Years have passed since God first spoke to Abram and told him, “I will make of thee a great nation” and, “Unto thy seed will I give the land,” yet he and his wife Sarai remained childless. Therefore, when the Lord spoke to Abram in a vision and told him He was his shield and exceeding great reward, Abram questioned Him about being childless. Abram wondered if his steward, Eliezer of Damascus, was supposed to fulfill that position. God responded, “This shall not be thine heir; but he that shall come forth out of thine own bowels shall be thine heir.”

God also told Abram that his descendants would be as numerous as the stars in the sky. Hearing this, Abram believed that which God spoke to him, and God considered him righteous on account of his faith.

God rehearsed with Abram what He did for him. Because He planned for Abram to inherit the land of Canaan, He brought him out of the city of Ur of the Chaldees. Wanting to be assured, Abram asked, “Lord God, whereby shall I know that I shall inherit it?” As an answer, God tells Abram to prepare an offering of a three-year-old heifer, she goat, and ram, a turtledove, and a young pigeon. In his preparation, Abram divided the larger animals in half and laid them side by side; however, he placed the birds whole. Eventually, vultures attempted to devour portions of the offering; however, Abram scared them away.

When evening time came, a dreadful feeling came upon Abram as he slept. Furthermore, God revealed to Abram that for four hundred years, his posterity would be in a foreign land where they would experience oppression, and God would judge the oppressors. After four generations, Abram’s posterity would leave that place with a great bounty. Abram would die peacefully at an old age.

When darkness increased, a smoking furnace and a burning lamp passed between the sacrificial offering, and God made a covenant with Abram.
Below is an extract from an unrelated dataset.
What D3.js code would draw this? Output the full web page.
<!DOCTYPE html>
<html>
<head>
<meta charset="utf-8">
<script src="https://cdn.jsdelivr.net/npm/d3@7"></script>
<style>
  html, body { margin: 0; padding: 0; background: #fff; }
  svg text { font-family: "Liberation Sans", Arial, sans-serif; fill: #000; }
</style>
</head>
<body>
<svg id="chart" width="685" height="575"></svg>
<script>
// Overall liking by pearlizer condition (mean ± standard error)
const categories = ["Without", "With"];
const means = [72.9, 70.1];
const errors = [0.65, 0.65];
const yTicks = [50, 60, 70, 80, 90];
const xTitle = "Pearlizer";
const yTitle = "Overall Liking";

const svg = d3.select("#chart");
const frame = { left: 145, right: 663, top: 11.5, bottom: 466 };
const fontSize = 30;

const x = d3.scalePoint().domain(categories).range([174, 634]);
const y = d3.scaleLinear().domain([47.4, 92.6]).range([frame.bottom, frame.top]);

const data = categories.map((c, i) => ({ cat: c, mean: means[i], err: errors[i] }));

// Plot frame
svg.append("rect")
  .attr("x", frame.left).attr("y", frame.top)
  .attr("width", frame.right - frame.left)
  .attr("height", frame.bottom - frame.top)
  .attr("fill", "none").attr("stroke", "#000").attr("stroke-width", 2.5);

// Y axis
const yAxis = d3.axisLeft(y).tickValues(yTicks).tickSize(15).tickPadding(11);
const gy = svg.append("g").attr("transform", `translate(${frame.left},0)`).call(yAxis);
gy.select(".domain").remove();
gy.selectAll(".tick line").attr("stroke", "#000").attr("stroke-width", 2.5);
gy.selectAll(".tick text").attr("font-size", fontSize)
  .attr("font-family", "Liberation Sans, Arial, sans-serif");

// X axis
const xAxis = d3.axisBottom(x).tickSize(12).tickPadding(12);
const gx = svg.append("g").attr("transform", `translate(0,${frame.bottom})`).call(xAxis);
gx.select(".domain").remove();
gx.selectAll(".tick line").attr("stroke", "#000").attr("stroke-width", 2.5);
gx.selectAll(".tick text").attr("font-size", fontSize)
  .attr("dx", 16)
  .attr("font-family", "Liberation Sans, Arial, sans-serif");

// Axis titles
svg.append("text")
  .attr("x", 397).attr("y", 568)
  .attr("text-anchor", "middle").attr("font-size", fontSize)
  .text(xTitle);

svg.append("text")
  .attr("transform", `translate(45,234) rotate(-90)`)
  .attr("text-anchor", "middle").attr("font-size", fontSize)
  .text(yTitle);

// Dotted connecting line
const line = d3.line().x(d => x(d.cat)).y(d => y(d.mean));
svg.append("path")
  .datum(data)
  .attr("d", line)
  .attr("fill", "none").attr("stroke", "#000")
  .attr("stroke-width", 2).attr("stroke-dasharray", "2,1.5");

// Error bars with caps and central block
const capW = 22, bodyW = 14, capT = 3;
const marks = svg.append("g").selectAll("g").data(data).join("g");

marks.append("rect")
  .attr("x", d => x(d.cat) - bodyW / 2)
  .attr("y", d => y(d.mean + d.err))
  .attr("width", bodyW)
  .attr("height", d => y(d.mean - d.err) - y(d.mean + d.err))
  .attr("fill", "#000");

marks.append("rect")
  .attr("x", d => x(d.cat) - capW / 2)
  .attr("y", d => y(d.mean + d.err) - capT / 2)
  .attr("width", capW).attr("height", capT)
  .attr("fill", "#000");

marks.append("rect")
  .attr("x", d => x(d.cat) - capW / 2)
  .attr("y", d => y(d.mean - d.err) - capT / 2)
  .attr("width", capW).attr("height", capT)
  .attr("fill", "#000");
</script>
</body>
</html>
From the Nile River in Egypt to the River Euphrates in Assyria, the land belonging to the Kenites, the Kenizzites, the Kadmonites, the Hittites, the Perizzites, the Rephaim, the Amorites, the Canaanites, the Girgashites, and the Girgashites would be given to Abram’s seed.

Historically, after returning from successfully battling the four Eastern kings in the previous chapter, the king of Sodom offered Abram a reward, which he rejected. In this chapter, God tells him that He will be his reward.

This was the second recorded instance of God making a covenant with humanity. Typically, when a covenant was made between two individuals in ancient times, the sacrifice was cut in half, and the individuals would pass between the halves. This covenant was a one-sided (unilateral) covenant for Abram watched while God acted on behalf of both of them. Abram could not break this covenant because he was a recipient and not a co-signer. God did it all.

Now, here are the nuggets I gained from Genesis 15:

God can bring hope into what appears to be a hopeless situation.

God does not want His children to fear, for He protects them from dangers seen and unseen.

God is the greatest reward an individual can receive.

Drive away the unwanted forces that would devour your sacrifices.

God shares with us both the good and the bad.

Receiving land is a blessing from God.